• _Dataset extract_
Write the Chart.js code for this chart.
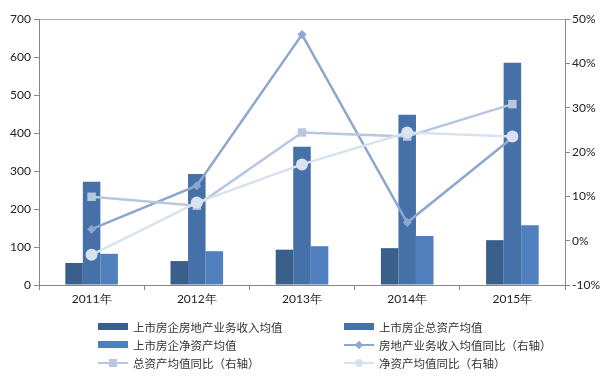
<!DOCTYPE html>
<html><head><meta charset="utf-8">
<script src="https://cdn.jsdelivr.net/npm/chart.js@4/dist/chart.umd.min.js"></script>
<style>
html,body{margin:0;padding:0;background:#fff;}
#wrap{position:relative;width:610px;height:384px;}
#c{position:absolute;left:0;top:0;}
.lg{position:absolute;height:18px;font:11.5px "Noto Sans CJK SC","Noto Sans",sans-serif;color:#333;line-height:18px;white-space:nowrap;}
.sw{position:absolute;left:0;top:5px;width:30px;height:7px;}
.ln{position:absolute;left:0;top:8px;width:30px;height:2px;}
.mk{position:absolute;}
.tx{position:absolute;left:35px;top:0;}
</style></head>
<body><div id="wrap"><canvas id="c" width="610" height="384"></canvas></div>
<script>
const categories = ['2011年','2012年','2013年','2014年','2015年'];
const revenueAvg = [58, 63, 93, 97, 118];
const totalAssetAvg = [272, 292, 364, 448, 585];
const netAssetAvg = [82, 89, 102, 129, 157];
const revenueYoY = [2.6, 12.4, 46.5, 4.1, 23.2];
const totalAssetYoY = [9.9, 7.9, 24.4, 23.5, 30.8];
const netAssetYoY = [-3.2, 8.6, 17.2, 24.4, 23.5];
const seriesNames = ['上市房企房地产业务收入均值','上市房企总资产均值','上市房企净资产均值','房地产业务收入均值同比（右轴）','总资产均值同比（右轴）','净资产均值同比（右轴）'];
const leftTicks = [0,100,200,300,400,500,600,700];
const rightTicks = [-10,0,10,20,30,40,50];

const colors = ['#3b5f8b','#4571a8','#4f80bd','#8ea7cf','#b8c7e0','#dae2ef'];
const markers = ['rectRot','rect','circle'];
const markerR = [4.5,6,6];

const datasets = [
  {type:'bar',label:seriesNames[0],data:revenueAvg,backgroundColor:colors[0],yAxisID:'y',order:2},
  {type:'bar',label:seriesNames[1],data:totalAssetAvg,backgroundColor:colors[1],yAxisID:'y',order:2},
  {type:'bar',label:seriesNames[2],data:netAssetAvg,backgroundColor:colors[2],yAxisID:'y',order:2},
];
[revenueYoY,totalAssetYoY,netAssetYoY].forEach((d,i)=>{
  datasets.push({type:'line',label:seriesNames[3+i],data:d,borderColor:colors[3+i],backgroundColor:colors[3+i],
    borderWidth:2.5,pointStyle:markers[i],pointRadius:markerR[i],pointBorderWidth:0,yAxisID:'y1',order:1-i*0.1,tension:0});
});

const font = {family:'Lato, "DejaVu Sans", sans-serif', size:12};
new Chart(document.getElementById('c'),{
  data:{labels:categories,datasets},
  options:{
    responsive:false,animation:false,
    layout:{padding:{top:19,left:0,right:0,bottom:0}},
    plugins:{legend:{display:false},tooltip:{enabled:false}},
    datasets:{bar:{categoryPercentage:0.5,barPercentage:1}},
    scales:{
      x:{offset:true,grid:{offset:true,drawOnChartArea:false,color:'#888',tickLength:5},
         border:{color:'#888'},ticks:{color:'#222',font,padding:2},
         afterFit:s=>{s.height=99;}},
      y:{position:'left',min:0,max:700,
         afterBuildTicks:s=>{s.ticks=leftTicks.map(v=>({value:v}));},
         grid:{color:c=>c.tick&&c.tick.value===700?'#aaa':'rgba(0,0,0,0)',tickColor:'#888',tickLength:5},
         border:{color:'#888'},ticks:{color:'#222',font,padding:3},
         afterFit:s=>{s.width=39;}},
      y1:{position:'right',min:-10,max:50,
         afterBuildTicks:s=>{s.ticks=rightTicks.map(v=>({value:v}));},
         grid:{drawOnChartArea:false,color:'#888',tickLength:5},
         border:{color:'#888'},ticks:{color:'#222',font,padding:2,callback:v=>v+'%'},
         afterFit:s=>{s.width=45;}}
    }
  }
});

// HTML legend
const wrap=document.getElementById('wrap');
const pos=[[98,318],[344,318],[98,336],[344,336],[98,354],[344,354]];
seriesNames.forEach((n,i)=>{
  const d=document.createElement('div');d.className='lg';
  d.style.left=pos[i][0]+'px';d.style.top=pos[i][1]+'px';
  let h='';
  if(i<3){h+=`<div class="sw" style="background:${colors[i]}"></div>`;}
  else{
    const k=i-3;
    h+=`<div class="ln" style="background:${colors[i]}"></div>`;
    if(k===0)h+=`<div class="mk" style="left:12px;top:6px;width:6px;height:6px;background:${colors[i]};transform:rotate(45deg)"></div>`;
    if(k===1)h+=`<div class="mk" style="left:11px;top:5px;width:8px;height:8px;background:${colors[i]}"></div>`;
    if(k===2)h+=`<div class="mk" style="left:11px;top:5px;width:8px;height:8px;border-radius:50%;background:${colors[i]}"></div>`;
  }
  h+=`<span class="tx">${n}</span>`;
  d.innerHTML=h;wrap.appendChild(d);
});
</script></body></html>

• _Given exercise_
Write out every line above exactly as it is, leaving out the pictures.

• _Written answer_
Write the Chart.js code for this chart.
<!DOCTYPE html>
<html><head><meta charset="utf-8">
<script src="https://cdn.jsdelivr.net/npm/chart.js@4/dist/chart.umd.min.js"></script>
<style>
html,body{margin:0;padding:0;background:#fff;}
#wrap{position:relative;width:610px;height:384px;}
#c{position:absolute;left:0;top:0;}
.lg{position:absolute;height:18px;font:11.5px "Noto Sans CJK SC","Noto Sans",sans-serif;color:#333;line-height:18px;white-space:nowrap;}
.sw{position:absolute;left:0;top:5px;width:30px;height:7px;}
.ln{position:absolute;left:0;top:8px;width:30px;height:2px;}
.mk{position:absolute;}
.tx{position:absolute;left:35px;top:0;}
</style></head>
<body><div id="wrap"><canvas id="c" width="610" height="384"></canvas></div>
<script>
const categories = ['2011年','2012年','2013年','2014年','2015年'];
const revenueAvg = [58, 63, 93, 97, 118];
const totalAssetAvg = [272, 292, 364, 448, 585];
const netAssetAvg = [82, 89, 102, 129, 157];
const revenueYoY = [2.6, 12.4, 46.5, 4.1, 23.2];
const totalAssetYoY = [9.9, 7.9, 24.4, 23.5, 30.8];
const netAssetYoY = [-3.2, 8.6, 17.2, 24.4, 23.5];
const seriesNames = ['上市房企房地产业务收入均值','上市房企总资产均值','上市房企净资产均值','房地产业务收入均值同比（右轴）','总资产均值同比（右轴）','净资产均值同比（右轴）'];
const leftTicks = [0,100,200,300,400,500,600,700];
const rightTicks = [-10,0,10,20,30,40,50];

const colors = ['#3b5f8b','#4571a8','#4f80bd','#8ea7cf','#b8c7e0','#dae2ef'];
const markers = ['rectRot','rect','circle'];
const markerR = [4.5,6,6];

const datasets = [
  {type:'bar',label:seriesNames[0],data:revenueAvg,backgroundColor:colors[0],yAxisID:'y',order:2},
  {type:'bar',label:seriesNames[1],data:totalAssetAvg,backgroundColor:colors[1],yAxisID:'y',order:2},
  {type:'bar',label:seriesNames[2],data:netAssetAvg,backgroundColor:colors[2],yAxisID:'y',order:2},
];
[revenueYoY,totalAssetYoY,netAssetYoY].forEach((d,i)=>{
  datasets.push({type:'line',label:seriesNames[3+i],data:d,borderColor:colors[3+i],backgroundColor:colors[3+i],
    borderWidth:2.5,pointStyle:markers[i],pointRadius:markerR[i],pointBorderWidth:0,yAxisID:'y1',order:1-i*0.1,tension:0});
});

const font = {family:'Lato, "DejaVu Sans", sans-serif', size:12};
new Chart(document.getElementById('c'),{
  data:{labels:categories,datasets},
  options:{
    responsive:false,animation:false,
    layout:{padding:{top:19,left:0,right:0,bottom:0}},
    plugins:{legend:{display:false},tooltip:{enabled:false}},
    datasets:{bar:{categoryPercentage:0.5,barPercentage:1}},
    scales:{
      x:{offset:true,grid:{offset:true,drawOnChartArea:false,color:'#888',tickLength:5},
         border:{color:'#888'},ticks:{color:'#222',font,padding:2},
         afterFit:s=>{s.height=99;}},
      y:{position:'left',min:0,max:700,
         afterBuildTicks:s=>{s.ticks=leftTicks.map(v=>({value:v}));},
         grid:{color:c=>c.tick&&c.tick.value===700?'#aaa':'rgba(0,0,0,0)',tickColor:'#888',tickLength:5},
         border:{color:'#888'},ticks:{color:'#222',font,padding:3},
         afterFit:s=>{s.width=39;}},
      y1:{position:'right',min:-10,max:50,
         afterBuildTicks:s=>{s.ticks=rightTicks.map(v=>({value:v}));},
         grid:{drawOnChartArea:false,color:'#888',tickLength:5},
         border:{color:'#888'},ticks:{color:'#222',font,padding:2,callback:v=>v+'%'},
         afterFit:s=>{s.width=45;}}
    }
  }
});

// HTML legend
const wrap=document.getElementById('wrap');
const pos=[[98,318],[344,318],[98,336],[344,336],[98,354],[344,354]];
seriesNames.forEach((n,i)=>{
  const d=document.createElement('div');d.className='lg';
  d.style.left=pos[i][0]+'px';d.style.top=pos[i][1]+'px';
  let h='';
  if(i<3){h+=`<div class="sw" style="background:${colors[i]}"></div>`;}
  else{
    const k=i-3;
    h+=`<div class="ln" style="background:${colors[i]}"></div>`;
    if(k===0)h+=`<div class="mk" style="left:12px;top:6px;width:6px;height:6px;background:${colors[i]};transform:rotate(45deg)"></div>`;
    if(k===1)h+=`<div class="mk" style="left:11px;top:5px;width:8px;height:8px;background:${colors[i]}"></div>`;
    if(k===2)h+=`<div class="mk" style="left:11px;top:5px;width:8px;height:8px;border-radius:50%;background:${colors[i]}"></div>`;
  }
  h+=`<span class="tx">${n}</span>`;
  d.innerHTML=h;wrap.appendChild(d);
});
</script></body></html>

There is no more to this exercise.